Sunglasses first became polarized in 1936, when Edwin H. Land began experimenting with making lenses with his patented Polaroid filter.
Onassis glasses or "Jackie O's" are very large sunglasses worn by women. This style of sunglasses is said to mimic the kind most famously worn by Jacqueline Kennedy Onassis. While originally worn by Onassis in the 1960's, the glasses eventually became popular with younger American girls around the year 2003. Big sunglasses have maintained their popularity through 2007. They have also expanded their demographic reach to adult women throughout the world. Modern day celebrities use these to hide from paparazzi.
Mirrorshades are sunglasses with a mirrored coating on the surface. Their popularity with police officers in the United States has earned them the nickname "cop shades". The two most popular styles for these are dual lenses set in metal frames (which are often confused with Aviators), and "Wraparound" (a single, smooth, semi-circular lens that covers both eyes and much of the same area of the face covered by protective goggles, combined with a minimal plastic frame and single piece of plastic serving as a nosepick). Wraparound sunglasses are also quite popular in the world of extreme sports.
Aviators are sunglasses with an oversized teardrop-shaped lens and thin metal frames.

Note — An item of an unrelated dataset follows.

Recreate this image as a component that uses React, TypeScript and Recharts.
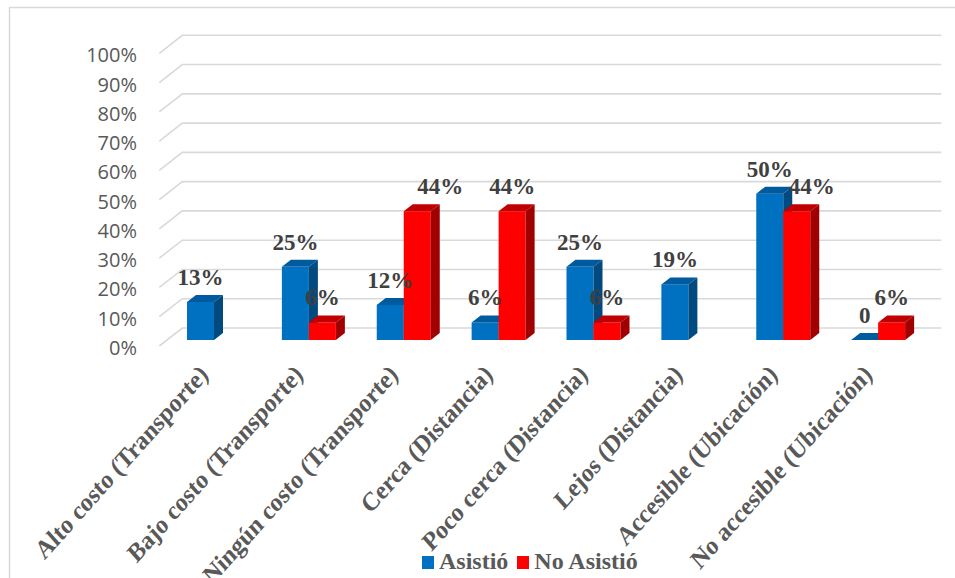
import React from 'react';
import { BarChart, Bar, XAxis, YAxis, CartesianGrid, LabelList, Legend } from 'recharts';

// Categories and values (percent of respondents)
const categories = [
  'Alto costo (Transporte)',
  'Bajo costo (Transporte)',
  'Ningún costo (Transporte)',
  'Cerca (Distancia)',
  'Poco cerca (Distancia)',
  'Lejos (Distancia)',
  'Accesible (Ubicación)',
  'No accesible (Ubicación)',
];
const asistio: (number | null)[] = [13, 25, 12, 6, 25, 19, 50, 0];
const noAsistio: (number | null)[] = [null, 6, 44, 44, 6, null, 44, 6];
const yTicks = [0, 10, 20, 30, 40, 50, 60, 70, 80, 90, 100];

const data = categories.map((name, i) => ({ name, asistio: asistio[i], noAsistio: noAsistio[i] }));

// pseudo-3D depth of bars and of the back wall
const DEPTH_X = 9;
const DEPTH_Y = 7;
const WALL_FRONT = { dx: -7.7, dy: 6 };
const WALL_BACK = { dx: 15.3, dy: -12 };

const BLUE = { front: '#0070C0', top: '#005A9E', side: '#004A80' };
const RED = { front: '#FF0000', top: '#C00000', side: '#A00000' };

// label nudges (x, px) for the "No Asistió" series, to keep labels apart
const noAsistioLabelNudge: Record<number, number> = { 1: 23, 4: 15, 6: 27 };

const serif = 'Liberation Serif, Tinos, Times New Roman, Nimbus Roman, DejaVu Serif, serif';
const sans = 'Open Sans, Noto Sans, sans-serif';

function make3DBar(colors: { front: string; top: string; side: string }, key: string) {
  return (props: any) => {
    const { x, y, width, height, payload } = props;
    if (payload == null || payload[key] == null) return <g />;
    const h = Math.max(0, height);
    const dx = DEPTH_X;
    const dy = DEPTH_Y;
    return (
      <g>
        <rect x={x} y={y} width={width} height={h} fill={colors.front} />
        <polygon
          points={`${x},${y} ${x + dx},${y - dy} ${x + width + dx},${y - dy} ${x + width},${y}`}
          fill={colors.top}
        />
        <polygon
          points={`${x + width},${y} ${x + width + dx},${y - dy} ${x + width + dx},${y + h - dy} ${x + width},${y + h}`}
          fill={colors.side}
        />
      </g>
    );
  };
}

function makeValueLabel(nudge: Record<number, number>) {
  return (props: any) => {
    const { x, y, width, value, index } = props;
    if (value == null) return null;
    const text = value === 0 ? '0' : `${value}%`;
    const cx = x + width / 2 + (nudge[index] || 0);
    return (
      <text
        x={cx}
        y={y - 17}
        textAnchor="middle"
        style={{ fontFamily: serif, fontWeight: 700, fontSize: 23 }}
        fill="#404040"
      >
        {text}
      </text>
    );
  };
}

const GridLine = (props: any) => {
  const { x1, x2, y1, key } = props;
  const d = `M${x1 + WALL_FRONT.dx},${y1 + WALL_FRONT.dy} L${x1 + WALL_BACK.dx},${y1 + WALL_BACK.dy} L${x2 + WALL_BACK.dx},${y1 + WALL_BACK.dy}`;
  return <path key={key} d={d} stroke="#D9D9D9" strokeWidth={1.6} fill="none" />;
};

const YTick = (props: any) => {
  const { x, y, payload } = props;
  return (
    <text x={x - 22} y={y + 15} textAnchor="end" style={{ fontFamily: sans, fontSize: 20 }} fill="#595959">
      {`${payload.value}%`}
    </text>
  );
};

const XTick = (props: any) => {
  const { x, y, payload } = props;
  const ax = x - 5;
  const ay = y + 28;
  return (
    <text
      x={0}
      y={0}
      transform={`translate(${ax} ${ay}) scale(1 1.12) rotate(-45)`}
      textAnchor="end"
      style={{ fontFamily: serif, fontWeight: 700, fontSize: 23.5 }}
      fill="#595959"
    >
      {payload.value}
    </text>
  );
};

const LegendContent = (props: any) => {
  const { payload } = props;
  return (
    <div style={{ display: 'flex', justifyContent: 'flex-start', alignItems: 'baseline', gap: 9, paddingLeft: 422 }}>
      {payload.map((item: any) => (
        <span key={item.value} style={{ display: 'inline-flex', alignItems: 'baseline', gap: 5 }}>
          <span style={{ display: 'inline-block', width: 12, height: 13, background: item.color }} />
          <span style={{ fontFamily: serif, fontWeight: 700, fontSize: 24, color: '#595959' }}>
            {item.value}
          </span>
        </span>
      ))}
    </div>
  );
};

export default function App() {
  return (
    <div style={{ position: 'absolute', left: 0, top: 0, width: 955, height: 578, background: '#fff', overflow: 'hidden' }}>
      <svg width={955} height={578} style={{ position: 'absolute', left: 0, top: 0 }}>
        <rect x={9.5} y={7.5} width={1000} height={700} fill="none" stroke="#D9D9D9" strokeWidth={1.5} />
      </svg>
      <div style={{ position: 'absolute', left: 0, top: 0 }}>
        <BarChart
          width={955}
          height={578}
          data={data}
          margin={{ top: 47.3, right: 29, bottom: 0, left: 0 }}
          barSize={27}
          barGap={0}
        >
          <CartesianGrid vertical={false} horizontal={GridLine} />
          <XAxis dataKey="name" interval={0} axisLine={false} tickLine={false} height={238} tick={XTick} />
          <YAxis
            width={167}
            domain={[0, 100]}
            ticks={yTicks}
            axisLine={false}
            tickLine={false}
            tick={YTick}
          />
          <Legend
            layout="horizontal"
            verticalAlign="middle"
            align="center"
            content={LegendContent}
            wrapperStyle={{ top: 548, left: 0, width: 955 }}
          />
          <Bar dataKey="asistio" name="Asistió" fill={BLUE.front} shape={make3DBar(BLUE, 'asistio')} isAnimationActive={false}>
            <LabelList dataKey="asistio" content={makeValueLabel({})} />
          </Bar>
          <Bar dataKey="noAsistio" name="No Asistió" fill={RED.front} shape={make3DBar(RED, 'noAsistio')} isAnimationActive={false}>
            <LabelList dataKey="noAsistio" content={makeValueLabel(noAsistioLabelNudge)} />
          </Bar>
        </BarChart>
      </div>
    </div>
  );
}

This design first appeared in 1936 by Ray Ban for issue to U.S. military aviators. Their popularity with pilots, military and law enforcement personnel in the United States has never wavered. As a fashion statement, models of aviator sunglasses are often made in mirrored, colored, degregated, and wrap-around styles. In addition to pilots, Aviator-style sunglasses gained popularity with young people in the late 1960's and continued to be very popular through the 70's and early 80's.
First introduced by Ray-Ban, the Wayfarer design popularized since the 1950s by Hollywood celebrities such as James Dean is thought to be the bestselling sunglasses design to date['Teashades' (sometimes also called '"John Lennon glasses" or "Ozzy Glasses", after Ozzy Osbourne') were a type of Psychedelic art wire-rim sunglasses that were often worn, usually for purely aesthetic reasons, by members of the 60's drug counterculture, as well as by opponents of segregation. Rockstars such as Mick Jagger, John Lennon, Ozzy Osbourne, and Janis Joplin all wore teashades. The original teashade design was made up of medium-sized, perfectly round lenses, supported by pads on the bridge of the nose and a thin wire frame. When teashades became popular in the late 1960's, they were often elaborated; lenses were elaborately colored, mirrored, and degregated, and often of excessively large size, and the wire earpieces were sometimes exaggerated. A uniquely-colored or darkened glass lens was usually preferred.
The term has now fallen into disuse, although references can still be found in literature of the time. Teashades are briefly referenced during a police training seminar in Hunter S. Thompson's Fear and Loathing in Las Vegas. 'Teashades' also was used to describe glasses worn to hide the effects of marijuana (conjunctival injection) or 'bloodshot' eyes or the effects of opiates such as heroin (pupillary constriction).